Le manifestazioni per la pace sono state importanti. Bisognerebbe farle contro tutte le guerre. Dimostrano il desiderio di occuparsi del bene comune; in altre parole, di fare vera politica.

Un nuovo impegno

Tutta questa forza solidale non dovrebbe perdersi né stemperarsi, fino a scomparire. Dobbiamo guardarci attorno; individuare un altro campo d'impegno cui applicarla. L'Africa, ad esempio.

Perché non prendere l'Africa come oggetto della nostra attenzione?

Già dieci anni fa, il Papa aveva dichiarato che l'Africa è un continente che sta andando alla deriva: "un'appendice senza importanza, spesso dimenticata e trascurata da tutti" (Ecclesia in Africa 40). 

Sembra che l'Africa stia scomparendo dall'orizzonte del mondo, nell'indifferenza generale. E' vittima della corruzione dei suoi dirigenti, ma anche dell'ingordigia di gente senza scrupolo, che viene dai paesi occidentali per saccheggiarla. E' come quel pover'uomo che scendeva da Gerusalemme a Gerico: ha un bisogno estremo di buoni samaritani che vadano in suo aiuto, dice ancora il Papa (n. 41). 

E' un paradosso insostenibile: un continente ricco che muore di fame e vive nel sottosviluppo. Chi è stato in Africa si chiede: perché l'Africa non riesce a vivere la sua indipendenza in pace? Perché non riesce a trovare la sua strada? Esiste in giro un certo "afro pessimismo". Si ritiene cioè che l'Africa non possa farcela, che essa sia destinata a retrocedere. Non è vero. Uno sforzo solidale potrebbe rimetterla in piedi.

Mantenere le promesse

La ragione più vera è che le promesse vanno mantenute per intero. Aiutiamo l'Africa a impiantare industrie e a lavorare, ma poi non le permettiamo di vendere sul mercato mondiale i suoi prodotti a prezzo equo e competitivo. Consigliamo la pace, ma continuiamo a vendere armi, per fare le guerre.
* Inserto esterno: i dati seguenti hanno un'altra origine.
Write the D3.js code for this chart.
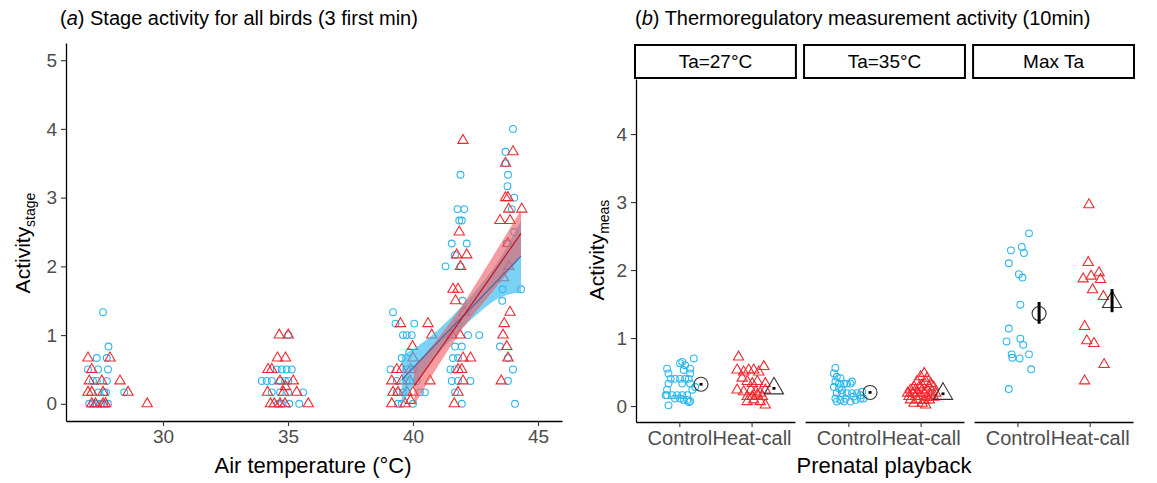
<!DOCTYPE html>
<html>
<head>
<meta charset="utf-8">
<script src="https://cdn.jsdelivr.net/npm/d3@7"></script>
<style>
body { margin: 0; background: #fff; }
text { font-family: "Liberation Sans", Arial, sans-serif; }
</style>
</head>
<body>
<div id="chart-area"></div>
<script>
let width = 1157,
height = 483;

// ---- data : panel (a), [air temperature, activity]
let stageControl = [
	[27.05,0],[27.2,0],[27.35,0],[27.5,0],[27.65,0],[27.8,0],
	[27.4,0.167],[27.65,0.167],[27.72,0.167],[28.45,0.167],
	[27.2,0.333],[27.35,0.333],[27.75,0.333],
	[27.0,0.5],[27.4,0.5],[27.8,0.5],
	[27.35,0.667],[27.75,0.667],[27.82,0.833],[27.6,1.333],
	[34.6,0],[34.75,0],[35.05,0],[35.45,0],
	[34.35,0.167],[34.68,0.167],[35.01,0.167],[35.61,0.167],
	[33.95,0.333],[34.15,0.333],[34.35,0.333],[34.68,0.333],[34.88,0.333],[35.01,0.333],
	[34.55,0.5],[34.75,0.5],[34.95,0.5],[35.15,0.5],[35.01,1.0],
	[39.2,1.333],[39.3,1.167],[40.05,1.167],[39.6,1.0],[39.75,1.0],[39.95,1.0],[39.55,0.667],[39.85,0.75],
	[39.1,0.5],[39.75,0.5],[40.0,0.5],[39.35,0.333],[39.75,0.333],[40.15,0.333],
	[39.35,0.167],[39.6,0.167],[40.28,0.167],[40.48,0.167],[39.4,0],[39.55,0],[40.0,0],
	[41.9,3.333],[41.78,2.833],[42.05,2.833],[41.85,2.667],[41.95,2.667],[41.55,2.333],[42.15,2.333],
	[41.68,2.167],[41.3,2.0],[41.9,2.0],[41.98,1.5],[41.8,1.167],[42.2,1.0],[42.65,1.0],
	[41.68,0.833],[41.95,0.833],[41.6,0.667],[41.8,0.667],[41.5,0.5],[41.68,0.5],
	[41.55,0.333],[41.8,0.333],[42.3,0.333],[41.68,0.167],[41.95,0],
	[44.0,4.0],[43.7,3.667],[43.7,3.5],[43.8,3.333],[43.78,3.167],[44.05,3.0],[43.95,2.833],
	[44.05,2.5],[43.75,2.333],[43.58,1.667],[44.32,1.667],[43.57,1.5],[43.48,0.833],[43.8,0.667],
	[44.0,0.5],[43.8,0.333],[44.08,0]
]
let stageHeat = [
	[27.15,0],[27.3,0],[27.6,0],[27.7,0],[29.37,0],
	[27.0,0.167],[27.15,0.167],[27.6,0.167],[28.6,0.167],
	[27.05,0.333],[27.55,0.333],[28.28,0.333],[27.15,0.5],[27.0,0.667],[27.88,0.667],
	[34.3,0],[34.45,0],[34.68,0],[34.88,0],[35.81,0],
	[34.18,0.167],[34.82,0.167],[35.35,0.167],[34.9,0.25],[34.68,0.333],[35.21,0.333],
	[34.2,0.5],[34.35,0.5],[34.58,0.667],[34.9,0.667],[34.65,1.0],[35.01,1.0],
	[39.5,1.167],[40.6,1.167],[40.75,1.0],[39.98,0.833],[40.0,0.667],
	[39.35,0.5],[39.55,0.5],[39.9,0.5],[39.15,0.333],[39.55,0.333],[39.88,0.333],[40.68,0.333],
	[39.2,0.167],[39.4,0.167],[39.75,0.167],[40.0,0.167],[39.15,0],[39.68,0],[39.9,0.05],
	[42.0,3.833],[41.85,2.5],[41.75,2.167],[42.15,2.167],[41.9,2.0],[41.6,1.667],[41.8,1.667],
	[41.7,1.5],[42.05,1.333],[41.55,1.0],[41.88,1.0],[42.0,0.667],[42.3,0.667],
	[41.8,0.5],[41.95,0.5],[42.0,0.333],[41.8,0.167],[41.65,0],
	[44.0,3.667],[43.7,3.5],[43.7,3.0],[43.8,3.0],[43.83,2.833],[44.35,2.833],[43.48,2.667],[43.88,2.667],
	[43.8,2.333],[43.83,2.0],[43.62,1.833],[43.88,1.333],[43.65,1.167],[43.6,1.0],[43.75,0.833],
	[43.8,0.667],[43.53,0.333]
]
// linear fits [temp, fit, lower, upper]
let fitControl = [[39.55,0.35,0.0,0.7],[40.5,0.71,0.5,0.92],[41.5,1.09,0.93,1.25],[42.5,1.46,1.28,1.64],[43.5,1.84,1.55,2.13],[44.32,2.15,1.62,2.66]]
let fitHeat = [[40.05,0.26,-0.02,0.55],[41,0.75,0.55,0.95],[42,1.27,1.1,1.45],[43,1.79,1.55,2.03],[44.32,2.48,2.15,2.82]]
let tempTicks = [30, 35, 40, 45]
let stageTicks = [0, 1, 2, 3, 4, 5]

// ---- data : panel (b), [jitter offset, activity]
let panels = ['Ta=27°C', 'Ta=35°C', 'Max Ta']
let groups = ['Control', 'Heat-call']
let measControl = [
	[[-0.15,0.01],[-0.19,0.16],[-0.10,0.16],[-0.03,0.16],[0.04,0.16],[0.11,0.16],[-0.17,0.16],
	 [-0.06,0.11],[0.01,0.11],[0.11,0.09],[0.13,0.06],[0.15,0.07],[0.06,0.09],
	 [-0.17,0.24],[0.18,0.24],[-0.15,0.33],[0.04,0.33],[0.15,0.33],
	 [-0.12,0.40],[-0.06,0.40],[0.01,0.40],[0.08,0.40],[0.13,0.40],[0.15,0.48],
	 [-0.15,0.48],[-0.17,0.55],[0.01,0.63],[0.04,0.65],[0.08,0.60],[0.15,0.55],[0.2,0.70],[0.06,0.53],[0.22,0.28]],
	[[-0.18,0.56],[-0.2,0.48],[-0.16,0.43],[-0.11,0.41],[-0.18,0.36],[-0.13,0.33],[-0.06,0.33],[-0.2,0.28],
	 [-0.13,0.26],[-0.09,0.235],[-0.02,0.33],[0.03,0.33],[0.05,0.36],[-0.16,0.19],[-0.09,0.19],[-0.02,0.19],
	 [0.05,0.19],[0.12,0.19],[0.17,0.16],[0.19,0.21],[-0.18,0.11],[-0.11,0.09],[-0.04,0.11],[0.03,0.065],
	 [0.1,0.09],[0.17,0.11],[-0.16,0.065],[-0.06,0.065],[0.07,0.14],[0.21,0.11]],
	[[0.16,2.54],[-0.09,2.29],[0.06,2.34],[0.09,2.25],[-0.12,2.10],[0.02,1.94],[0.07,1.89],[0.04,1.49],
	 [-0.12,1.14],[0.04,0.99],[-0.15,0.95],[0.08,0.90],[-0.08,0.76],[-0.07,0.71],[0.03,0.70],[0.16,0.76],
	 [0.19,0.54],[-0.12,0.25]]
]
let measHeat = [
	[[-0.18,0.72],[-0.2,0.53],[-0.11,0.50],[-0.04,0.53],[0.03,0.53],[0.10,0.50],[0.17,0.58],
	 [-0.13,0.41],[-0.06,0.36],[0.01,0.33],[0.08,0.36],[0.19,0.33],
	 [-0.2,0.235],[-0.11,0.21],[-0.01,0.235],[0.06,0.21],[0.12,0.19],[0.19,0.235],
	 [-0.06,0.14],[0.01,0.14],[0.08,0.16],[0.15,0.14],[-0.06,0.065],[0.03,0.09],[0.12,0.065],[0.19,0.015]],
	[[0.05,0.48],[0,0.43],[0.09,0.41],[-0.05,0.36],[0.07,0.36],[0.14,0.33],[0.02,0.31],[-0.09,0.28],
	 [-0.02,0.28],[0.12,0.28],[0.18,0.28],[-0.14,0.235],[-0.07,0.235],[0.02,0.235],[0.09,0.235],[0.16,0.21],
	 [-0.18,0.19],[-0.11,0.19],[-0.05,0.19],[0.05,0.19],[0.14,0.16],[0.21,0.19],[-0.16,0.14],[-0.07,0.14],
	 [0,0.14],[0.09,0.13],[0.18,0.13],[-0.14,0.09],[-0.05,0.09],[0.05,0.08],[0.12,0.09],[-0.09,0.04],
	 [0.02,0.04],[0.07,0.015]],
	[[-0.01,2.96],[-0.02,2.11],[0.13,1.96],[0.02,1.91],[-0.09,1.87],[0.15,1.86],[0.04,1.71],[0.19,1.61],
	 [-0.07,1.17],[-0.04,0.96],[0.06,0.92],[0.2,0.61],[-0.07,0.37]]
]
// group means with error bars [mean, lower, upper]
let meanControl = [[0.32,0.30,0.34],[0.20,0.18,0.22],[1.36,1.21,1.53]]
let meanHeat = [[0.26,0.24,0.28],[0.18,0.16,0.20],[1.53,1.38,1.72]]
let measTicks = [0, 1, 2, 3, 4]

let blue = '#2bb7ec',
red = '#ee2a2f'

let svg = d3.select("#chart-area").append("svg")
.attr("width", width)
.attr("height", height)
.style('display', 'block')

let tri = d3.symbol().type(d3.symbolTriangle).size(46)
let triBig = d3.symbol().type(d3.symbolTriangle).size(160)

function styleAxis(g, fs) {
	g.select('.domain').attr('stroke', '#000').attr('stroke-width', 1.3)
	g.selectAll('.tick line').attr('stroke', '#333').attr('stroke-width', 1.1)
	g.selectAll('.tick text').attr('fill', '#4d4d4d').style('font-size', fs || '19px')
		.style('font-family', '"Liberation Sans", Arial, sans-serif')
}

// =================== panel (a)
let xL = d3.scaleLinear().domain([26.12, 45.96]).range([66, 562])
let yL = d3.scaleLinear().domain([-0.25, 5.25]).range([421, 43])

let gA = svg.append('g')

gA.selectAll('.ctl')
	.data(stageControl)
	.enter().append('circle')
	.attr('cx', d => xL(d[0]))
	.attr('cy', d => yL(d[1]))
	.attr('r', 3.4)
	.attr('fill', 'none')
	.attr('stroke', blue)
	.attr('stroke-width', 1.1)

gA.selectAll('.heat')
	.data(stageHeat)
	.enter().append('path')
	.attr('d', tri)
	.attr('transform', d => 'translate(' + xL(d[0]) + ',' + yL(d[1]) + ')')
	.attr('fill', 'none')
	.attr('stroke', red)
	.attr('stroke-width', 1.1)

let band = d3.area().x(d => xL(d[0])).y0(d => yL(d[2])).y1(d => yL(d[3])).curve(d3.curveMonotoneX)
let fitLine = d3.line().x(d => xL(d[0])).y(d => yL(d[1]))

gA.append('path').datum(fitControl).attr('d', band).attr('fill', '#33bbf0').attr('opacity', 0.65)
gA.append('path').datum(fitHeat).attr('d', band).attr('fill', '#f05a60').attr('opacity', 0.6)
gA.append('path').datum(fitControl).attr('d', fitLine).attr('fill', 'none').attr('stroke', '#4a68a8').attr('stroke-width', 1.2)
gA.append('path').datum(fitHeat).attr('d', fitLine).attr('fill', 'none').attr('stroke', '#cc1118').attr('stroke-width', 1.2)

// tickSize sets the outer size too, so tickSizeOuter goes after it
let axA = gA.append('g').attr('transform', 'translate(0,421)')
	.call(d3.axisBottom(xL).tickValues(tempTicks).tickFormat(d3.format('d')).tickSize(5).tickSizeOuter(0).tickPadding(4))
let ayA = gA.append('g').attr('transform', 'translate(66,0)')
	.call(d3.axisLeft(yL).tickValues(stageTicks).tickFormat(d3.format('d')).tickSize(5).tickSizeOuter(0).tickPadding(4))
styleAxis(axA)
styleAxis(ayA)

let tA = svg.append('text').attr('x', 60).attr('y', 25).style('font-size', '20px')
tA.append('tspan').text('(')
tA.append('tspan').text('a').style('font-style', 'italic')
tA.append('tspan').text(') Stage activity for all birds (3 first min)')

svg.append('text').attr('x', 313).attr('y', 473).attr('text-anchor', 'middle')
	.style('font-size', '22px').text('Air temperature (°C)')

let yTitleA = svg.append('text').attr('transform', 'translate(30,243) rotate(-90)')
	.attr('text-anchor', 'middle').style('font-size', '21px')
yTitleA.append('tspan').text('Activity')
yTitleA.append('tspan').text('stage').attr('dy', 5).style('font-size', '14px')

// =================== panel (b)
let yR = d3.scaleLinear().domain([-0.235, 4.81]).range([422, 79])
let panelX = d3.scaleBand().domain(panels).range([636, 1133]).paddingInner(0.06)

let ayB = svg.append('g').attr('transform', 'translate(636,0)')
	.call(d3.axisLeft(yR).tickValues(measTicks).tickFormat(d3.format('d')).tickSize(5).tickSizeOuter(0).tickPadding(4))
styleAxis(ayB)

panels.forEach((p, i) => {
	let x0 = panelX(p)
	let x = d3.scaleLinear().domain([0.4, 2.6]).range([x0, x0 + panelX.bandwidth()])
	let g = svg.append('g')

	// strip
	g.append('rect').attr('x', x0 - 1).attr('y', 45).attr('width', panelX.bandwidth() + 2).attr('height', 33)
		.attr('fill', '#fff').attr('stroke', '#000').attr('stroke-width', 2)
	g.append('text').attr('x', x0 + panelX.bandwidth() / 2).attr('y', 68).attr('text-anchor', 'middle')
		.style('font-size', '19px').text(p)

	g.selectAll('.c').data(measControl[i]).enter().append('circle')
		.attr('cx', d => x(1 + d[0])).attr('cy', d => yR(d[1])).attr('r', 3.4)
		.attr('fill', 'none').attr('stroke', blue).attr('stroke-width', 1.1)
	g.selectAll('.h').data(measHeat[i]).enter().append('path')
		.attr('d', tri)
		.attr('transform', d => 'translate(' + x(2 + d[0]) + ',' + yR(d[1]) + ')')
		.attr('fill', 'none').attr('stroke', red).attr('stroke-width', 1.1)

	// means
	let mc = meanControl[i], mh = meanHeat[i]
	g.append('circle').attr('cx', x(1.3)).attr('cy', yR(mc[0])).attr('r', 7)
		.attr('fill', 'none').attr('stroke', '#333').attr('stroke-width', 1.1)
	g.append('path').attr('d', triBig).attr('transform', 'translate(' + x(2.31) + ',' + yR(mh[0]) + ')')
		.attr('fill', 'none').attr('stroke', '#333').attr('stroke-width', 1.1)
	g.append('line').attr('x1', x(1.3)).attr('x2', x(1.3)).attr('y1', yR(mc[1])).attr('y2', yR(mc[2]))
		.attr('stroke', '#000').attr('stroke-width', 3)
	g.append('line').attr('x1', x(2.31)).attr('x2', x(2.31)).attr('y1', yR(mh[1])).attr('y2', yR(mh[2]))
		.attr('stroke', '#000').attr('stroke-width', 3)

	let ax = g.append('g').attr('transform', 'translate(0,422)')
		.call(d3.axisBottom(x).tickValues([1, 2]).tickFormat((d) => groups[d - 1]).tickSize(5).tickSizeOuter(0).tickPadding(4))
	styleAxis(ax, '20px')
})

let tB = svg.append('text').attr('x', 635).attr('y', 25).style('font-size', '20px')
tB.append('tspan').text('(')
tB.append('tspan').text('b').style('font-style', 'italic')
tB.append('tspan').text(') Thermoregulatory measurement activity (10min)')

svg.append('text').attr('x', 884).attr('y', 473).attr('text-anchor', 'middle')
	.style('font-size', '22px').text('Prenatal playback')

let yTitleB = svg.append('text').attr('transform', 'translate(604,250) rotate(-90)')
	.attr('text-anchor', 'middle').style('font-size', '21px')
yTitleB.append('tspan').text('Activity')
yTitleB.append('tspan').text('meas').attr('dy', 5).style('font-size', '14px')
</script>
</body>
</html>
Anche le nostre lacrime, versate sui genocidi, sull' AIDS ed altre epidemie, sono di coccodrillo.

Se l'Africa fosse trattata come un partner serio, se essa potesse liberarsi da quei dittatori che, invece, vengono appoggiati perché garantiscono gli interessi di certi gruppi..., allora l'Africa potrebbe ritrovare tutta la sua ricchezza umana e la sua forza di riscatto. Ritroverebbe il suo animo solidale e coraggioso, pieno di speranza e di risorse, tollerante e dialogico.

I portavoce dei vescovi di Europa e Africa hanno chiesto ai Paesi più industrializzati del pianeta, riuniti per il G8 ad Evian (Francia), una "nuova mobilitazione per il continente africano". Essi chiedono di dare "un sostegno pratico" al nuovo partenariato per lo sviluppo dell'Africa (Nepad) "aumentando l'aiuto della cooperazione allo sviluppo e riducendo il debito dei Paesi in via di sviluppo". Auspicano anche che il G8 "aiuti i Paesi africani a mantenere i propri obblighi, per migliorare la governabilità interna", mettendo persone oneste alla guida dei propri governi.

Nella lettera di Berlino i vescovi chiedono che i Paesi del G8 e l'Unione Europea facciano qualche cosa per sbloccare i negoziati in seno all'Organizzazione mondiale del commercio riguardo a temi di "scottante urgenza per l'Africa", quali il commercio agricolo e l'accesso ai farmaci. "Questo - affermano - sarebbe un segno della loro determinazione a costruire un migliore sistema di governo mondiale basato sulla giustizia e sulla solidarietà".

Anche in Italia, il nostro Presidente della Repubblica ha fatto proposte simili.

Una bandiera per l'Africa

E' ora che si dia spazio ad una vera collaborazione in cui si dialoghi alla pari, in modo che "la globalizzazione diventi una opportunità per tutti e non solo per i più ricchi". E' ora che il nostro mondo si decida a dare una mano. Che vinciamo l'indifferenza e ci lasciamo coinvolgere seriamente.

Non sarebbe bene che sentissimo queste urgenze, come abbiamo sentito quella della pace per l'Iraq? Non potremmo mettere al nostro balcone la bandiera con la scritta "Africa"?